Four people have been arrested, but police have declined to comment on their motive or identify their nationalities.
"This matter involves security operatives, and an attack on a person who has gone through the correct legal channels to seek asylum in South Africa," said Ayanda Ntsaluba, the foreign ministry's director general.
"It also involves a country with which we have good and strong diplomatic relations," he said. "This why we will not make a determination about where the suspected attackers of General Nyamwasa come from."
Nyamwasa's wife Rosette, who was in the car with him during the shooting, believes the attack was a political assassination attempt. Nothing was stolen during the incident, she said.
Rwanda has denied any role in the shooting.
"We want to be cautious and we are not pointing an accusing finger at any country," Ntsaluba said.
"It is accepted practice that the foreign missions of any country has fully declared intelligence and security operatives," he said. "If people from another country operate clandestinely, that is an entirely different dimension."
"They must not get caught because that compounds relations between countries," he added. "It cannot be taken lightly because that is subverting the stability of a country."
The Rwandan government has accused Nyamwasa, and former army colonel Patrick Karegeya, of masterminding grenade attacks earlier this year in the run-up to presidential elections in August.
Nyamwasa fled to South Africa in February after abandoning his post as Rwanda's envoy to India.
Prior to being sent to India, Nyamwasa, whose background is in military intelligence, was a powerful and respected figure in Kigali.
Five days after Nyamwasa's shooting, a journalist critical of Rwandan President Paul Kagame was shot dead in Kigali.

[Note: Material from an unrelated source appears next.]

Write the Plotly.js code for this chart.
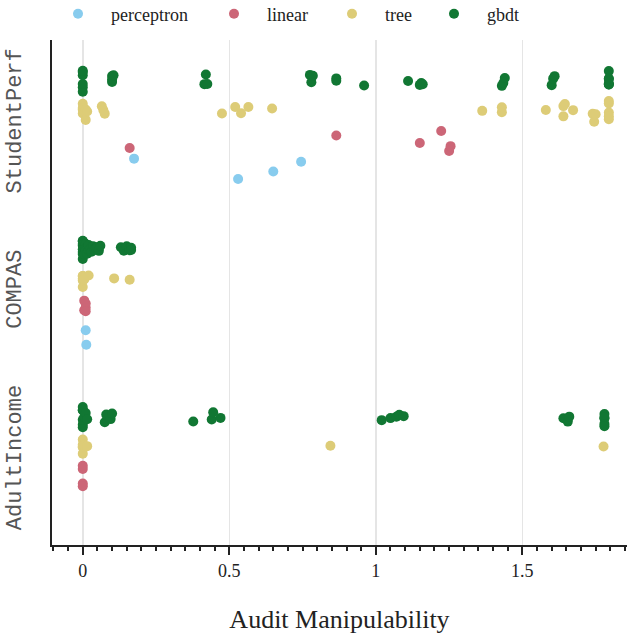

Jean-Leonard Rugambage was acting editor of Umuvugizi, a banned local-language newspaper. Its exiled editor said he believed the killing was linked to Rugambage's investigations into Nyamwasa's shooting.
Two people have been arrested over the journalist's killing, but police said the shooting was a revenge attack over Rugambage's alleged role in the 1994 genocide.
Rugambage did appear in 2005 before the Rwandan grass-roots courts tasked with trying those who carried out the genocide, but he was acquitted the following year.